How Does Proof of Work Confirm Transactions?
Before a transaction on a proof of work blockchain counts as final, a network of computers has to burn real electricity solving a problem that has no shortcut. That deliberate inefficiency is not a flaw — it’s the entire point.
The short answer
Proof of work confirms transactions by requiring computers, often called miners, to compete at solving a computationally difficult puzzle before they’re allowed to add a new block of transactions to the chain. Solving the puzzle takes substantial, verifiable computing effort, but checking that a solution is correct is nearly instant, which is what lets the rest of the network trust a new block without redoing the work itself.
What the “puzzle” actually is
The puzzle at the center of proof of work involves repeatedly running a cryptographic hash function on a block of data, combined with a changing number called a nonce, until the resulting hash meets a specific condition, such as starting with a certain number of zeros. There’s no clever shortcut to find a qualifying hash faster than brute-force guessing — miners simply try enormous numbers of different nonce values as fast as their hardware allows, until one happens to produce a qualifying result.
Why real computing effort is the whole mechanism
The difficulty of the puzzle is deliberately tuned so that finding a solution takes real time and real energy, spread across the entire network. That cost is what makes the system trustworthy: producing a valid block requires spending real resources, so flooding the network with fraudulent blocks would require an attacker to out-spend the combined computing power of everyone else participating honestly. Because verifying a submitted solution only requires running the hash function once, other participants can quickly confirm a block is legitimate without having to match the original effort themselves.
What happens once a block is found
- The winning miner broadcasts the block.

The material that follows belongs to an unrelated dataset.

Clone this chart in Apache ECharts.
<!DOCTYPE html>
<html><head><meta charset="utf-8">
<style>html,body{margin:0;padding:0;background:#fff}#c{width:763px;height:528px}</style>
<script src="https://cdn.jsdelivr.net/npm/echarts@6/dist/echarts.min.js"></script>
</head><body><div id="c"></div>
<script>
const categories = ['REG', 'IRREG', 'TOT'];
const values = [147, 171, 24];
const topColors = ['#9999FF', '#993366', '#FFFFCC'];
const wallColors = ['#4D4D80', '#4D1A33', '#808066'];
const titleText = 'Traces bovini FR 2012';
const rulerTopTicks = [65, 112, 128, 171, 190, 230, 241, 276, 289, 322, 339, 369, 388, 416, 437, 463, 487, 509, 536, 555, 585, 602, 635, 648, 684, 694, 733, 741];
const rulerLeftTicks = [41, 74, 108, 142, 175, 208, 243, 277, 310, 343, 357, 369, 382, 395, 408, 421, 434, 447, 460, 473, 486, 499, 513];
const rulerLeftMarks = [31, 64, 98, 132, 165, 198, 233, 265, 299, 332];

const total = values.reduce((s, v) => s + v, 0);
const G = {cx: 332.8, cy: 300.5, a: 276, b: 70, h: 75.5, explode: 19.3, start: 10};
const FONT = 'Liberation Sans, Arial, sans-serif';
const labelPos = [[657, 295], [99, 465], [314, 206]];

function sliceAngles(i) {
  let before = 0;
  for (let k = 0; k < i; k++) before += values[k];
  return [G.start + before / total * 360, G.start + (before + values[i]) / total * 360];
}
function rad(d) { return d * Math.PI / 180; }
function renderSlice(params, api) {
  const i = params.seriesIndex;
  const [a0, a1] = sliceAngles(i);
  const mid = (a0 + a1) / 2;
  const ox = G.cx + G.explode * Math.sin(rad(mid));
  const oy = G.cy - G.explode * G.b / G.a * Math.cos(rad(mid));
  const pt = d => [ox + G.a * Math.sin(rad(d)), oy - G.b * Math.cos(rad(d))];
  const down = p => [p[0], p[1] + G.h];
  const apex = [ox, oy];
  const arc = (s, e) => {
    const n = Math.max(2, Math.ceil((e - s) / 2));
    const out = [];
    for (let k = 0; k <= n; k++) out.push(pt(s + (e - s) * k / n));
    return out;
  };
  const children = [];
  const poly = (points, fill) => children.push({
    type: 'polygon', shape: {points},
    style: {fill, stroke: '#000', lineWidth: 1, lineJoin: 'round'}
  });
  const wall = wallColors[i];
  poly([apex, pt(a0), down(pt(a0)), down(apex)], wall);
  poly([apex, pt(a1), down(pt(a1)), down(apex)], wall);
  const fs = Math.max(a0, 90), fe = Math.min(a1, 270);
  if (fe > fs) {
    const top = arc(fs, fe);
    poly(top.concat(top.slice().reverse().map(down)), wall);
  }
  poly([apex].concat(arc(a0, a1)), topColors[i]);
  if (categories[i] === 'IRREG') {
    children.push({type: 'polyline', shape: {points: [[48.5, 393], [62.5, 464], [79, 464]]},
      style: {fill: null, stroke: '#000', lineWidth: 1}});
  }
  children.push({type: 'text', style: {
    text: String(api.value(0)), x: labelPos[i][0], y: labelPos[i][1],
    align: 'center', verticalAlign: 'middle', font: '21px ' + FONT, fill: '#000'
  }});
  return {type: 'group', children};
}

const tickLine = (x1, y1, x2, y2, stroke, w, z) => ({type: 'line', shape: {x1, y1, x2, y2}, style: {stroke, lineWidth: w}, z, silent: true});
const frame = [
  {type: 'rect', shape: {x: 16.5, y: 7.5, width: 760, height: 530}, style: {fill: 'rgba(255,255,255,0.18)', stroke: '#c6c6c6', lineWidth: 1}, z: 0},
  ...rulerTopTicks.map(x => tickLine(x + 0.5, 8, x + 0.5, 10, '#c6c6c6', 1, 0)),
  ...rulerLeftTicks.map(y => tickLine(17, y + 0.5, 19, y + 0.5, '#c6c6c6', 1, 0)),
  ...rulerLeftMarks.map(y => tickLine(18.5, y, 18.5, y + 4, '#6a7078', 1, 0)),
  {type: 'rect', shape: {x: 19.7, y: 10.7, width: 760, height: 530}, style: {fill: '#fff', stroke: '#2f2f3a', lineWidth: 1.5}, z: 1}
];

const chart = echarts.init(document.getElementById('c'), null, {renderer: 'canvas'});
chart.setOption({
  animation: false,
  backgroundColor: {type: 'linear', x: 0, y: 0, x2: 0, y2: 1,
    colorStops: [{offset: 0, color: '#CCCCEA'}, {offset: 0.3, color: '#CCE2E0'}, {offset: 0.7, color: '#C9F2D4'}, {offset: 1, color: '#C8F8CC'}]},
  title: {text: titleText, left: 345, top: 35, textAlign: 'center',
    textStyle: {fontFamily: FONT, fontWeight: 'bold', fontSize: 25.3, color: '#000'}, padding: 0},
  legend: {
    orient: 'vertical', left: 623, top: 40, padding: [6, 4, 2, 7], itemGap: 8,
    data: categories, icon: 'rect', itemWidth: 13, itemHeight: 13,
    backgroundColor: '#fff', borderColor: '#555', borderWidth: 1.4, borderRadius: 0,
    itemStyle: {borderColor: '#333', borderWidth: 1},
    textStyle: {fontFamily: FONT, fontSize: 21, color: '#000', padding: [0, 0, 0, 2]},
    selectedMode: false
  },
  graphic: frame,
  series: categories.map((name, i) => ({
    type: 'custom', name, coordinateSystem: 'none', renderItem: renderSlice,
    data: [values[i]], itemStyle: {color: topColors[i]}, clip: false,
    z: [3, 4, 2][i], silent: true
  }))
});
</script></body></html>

Other participants on the network receive the proposed block along with its qualifying hash.
- The network verifies it almost instantly. Any node can rerun the same hash function once to confirm the result meets the required condition.
- The block gets added to the chain. Once accepted, it links to the previous block, and mining begins on the next one.

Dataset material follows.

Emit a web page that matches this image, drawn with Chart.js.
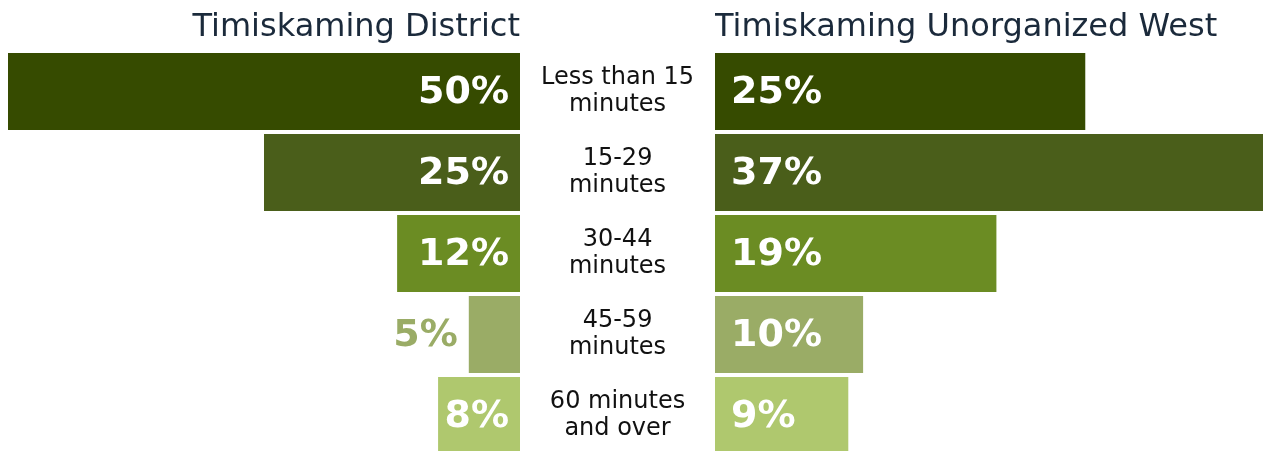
<!DOCTYPE html>
<html>
<head>
<meta charset="utf-8">
<script src="https://cdn.jsdelivr.net/npm/chart.js@4/dist/chart.umd.min.js"></script>
<style>
  html, body { margin: 0; padding: 0; background: #fff; overflow: hidden; }
  #wrap { position: relative; width: 1266px; height: 451px; }
  canvas { position: absolute; top: 0; }
  #left { left: 0; }
  #right { left: 715px; }
</style>
</head>
<body>
<div id="wrap">
  <canvas id="left" width="715" height="460"></canvas>
  <canvas id="right" width="551" height="460"></canvas>
</div>
<script>
const categories = [
    ['Less than 15', 'minutes'],
    ['15-29', 'minutes'],
    ['30-44', 'minutes'],
    ['45-59', 'minutes'],
    ['60 minutes', 'and over'],
];

const districtValues = [50, 25, 12, 5, 8];
const unorganizedValues = [25, 37, 19, 10, 9];

const districtTitle = 'Timiskaming District';
const unorganizedTitle = 'Timiskaming Unorganized West';

const barColors = ['#364b00', '#4a5e1a', '#6b8c23', '#9aac66', '#afc86e'];

const fontFamily = '"DejaVu Sans", sans-serif';
const valueFont = 'bold 38px "DejaVu Sans", sans-serif';

// percent labels: inside the bar in white, or just past its end in the bar colour
const barLabels = {
    id: 'barLabels',
    afterDatasetsDraw(chart, args, opts) {
        const ctx = chart.ctx;
        const meta = chart.getDatasetMeta(0);
        const values = chart.data.datasets[0].data;
        ctx.save();
        ctx.font = valueFont;
        ctx.textBaseline = 'alphabetic';
        meta.data.forEach((bar, i) => {
            const text = values[i] + '%';
            const w = ctx.measureText(text).width;
            const len = Math.abs(bar.x - bar.base);
            const inside = w + opts.gap <= len;
            let x;
            if (opts.side === 'left') {
                ctx.textAlign = 'right';
                x = inside ? bar.base - opts.gap : bar.x - opts.gap;
            } else {
                ctx.textAlign = 'left';
                x = inside ? bar.base + opts.inset : bar.x + opts.gap;
            }
            ctx.fillStyle = inside ? '#ffffff' : barColors[i];
            ctx.fillText(text, x, bar.y + 11);
        });
        ctx.restore();
    }
};

// heading above each half, lined up with the bar base
const sideTitle = {
    id: 'sideTitle',
    afterDraw(chart, args, opts) {
        const ctx = chart.ctx;
        const area = chart.chartArea;
        ctx.save();
        ctx.font = '32px ' + fontFamily;
        ctx.fillStyle = '#1b2a3b';
        ctx.textBaseline = 'alphabetic';
        if (opts.side === 'left') {
            ctx.textAlign = 'right';
            ctx.fillText(opts.text, area.right, 36);
        } else {
            ctx.textAlign = 'left';
            ctx.fillText(opts.text, area.left - 1, 36);
        }
        ctx.restore();
    }
};

function baseOptions(max, reverse) {
    return {
        indexAxis: 'y',
        responsive: false,
        animation: false,
        events: [],
        layout: {
            padding: { top: 51, bottom: 4, left: 0, right: 0 },
        },
        plugins: {
            legend: { display: false },
            tooltip: { enabled: false },
            title: { display: false },
        },
        scales: {
            x: {
                display: false,
                min: 0,
                max: max,
                reverse: reverse,
            },
        },
    };
}

const leftOptions = baseOptions(50, true);
leftOptions.layout.padding.left = 8;
leftOptions.scales.y = {
    position: 'right',
    grid: { display: false, drawTicks: false },
    border: { display: false },
    ticks: {
        crossAlign: 'center',
        padding: 21,
        color: '#111111',
        font: { family: fontFamily, size: 24, lineHeight: 1.12 },
    },
    afterFit(axis) {
        axis.width = 195;
        axis.paddingTop = 0;
        axis.paddingBottom = 0;
    },
};
leftOptions.plugins.barLabels = { side: 'left', gap: 11, inset: 11 };
leftOptions.plugins.sideTitle = { side: 'left', text: districtTitle };

const rightOptions = baseOptions(37, false);
rightOptions.layout.padding.right = 3;
rightOptions.scales.y = { display: false };
rightOptions.plugins.barLabels = { side: 'right', gap: 11, inset: 16 };
rightOptions.plugins.sideTitle = { side: 'right', text: unorganizedTitle };

function dataset(values) {
    return {
        labels: categories,
        datasets: [{
            data: values,
            backgroundColor: barColors,
            borderWidth: 0,
            barPercentage: 77 / 81,
            categoryPercentage: 1,
        }],
    };
}

new Chart(document.getElementById('left').getContext('2d'), {
    type: 'bar',
    data: dataset(districtValues),
    options: leftOptions,
    plugins: [barLabels, sideTitle],
});

new Chart(document.getElementById('right').getContext('2d'), {
    type: 'bar',
    data: dataset(unorganizedValues),
    options: rightOptions,
    plugins: [barLabels, sideTitle],
});
</script>
</body>
</html>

- Additional blocks build on top of it. Each new block added afterward makes reversing an earlier one progressively harder, which is the basis for why multiple confirmations are often required before a transaction is treated as final.
Why individual miners often join forces
Because finding a qualifying hash is essentially a matter of chance weighted by computing power, an individual miner might wait a very long time between successes. That unpredictability is a major reason miners join mining pools, combining computing power and sharing rewards more predictably rather than each competing entirely alone.
Where this system fits among consensus approaches
Proof of work was the original method used to solve the problem of confirming transactions on a public blockchain without a central authority, and it remains in active use on some of the oldest and most established networks. Other blockchains have since adopted different approaches, such as proof of stake, that aim to reach similar security guarantees without the same energy demands, but proof of work remains one of the most established and heavily analyzed methods for reaching consensus in a decentralized network.
The bottom line
Proof of work confirms transactions by making it deliberately expensive to add a new block and nearly free to check one, a lopsided effort-to-verification ratio that turns computing power itself into the thing securing the network. Understanding that trade-off explains both why the system has proven durable and why it draws ongoing scrutiny over the energy it consumes.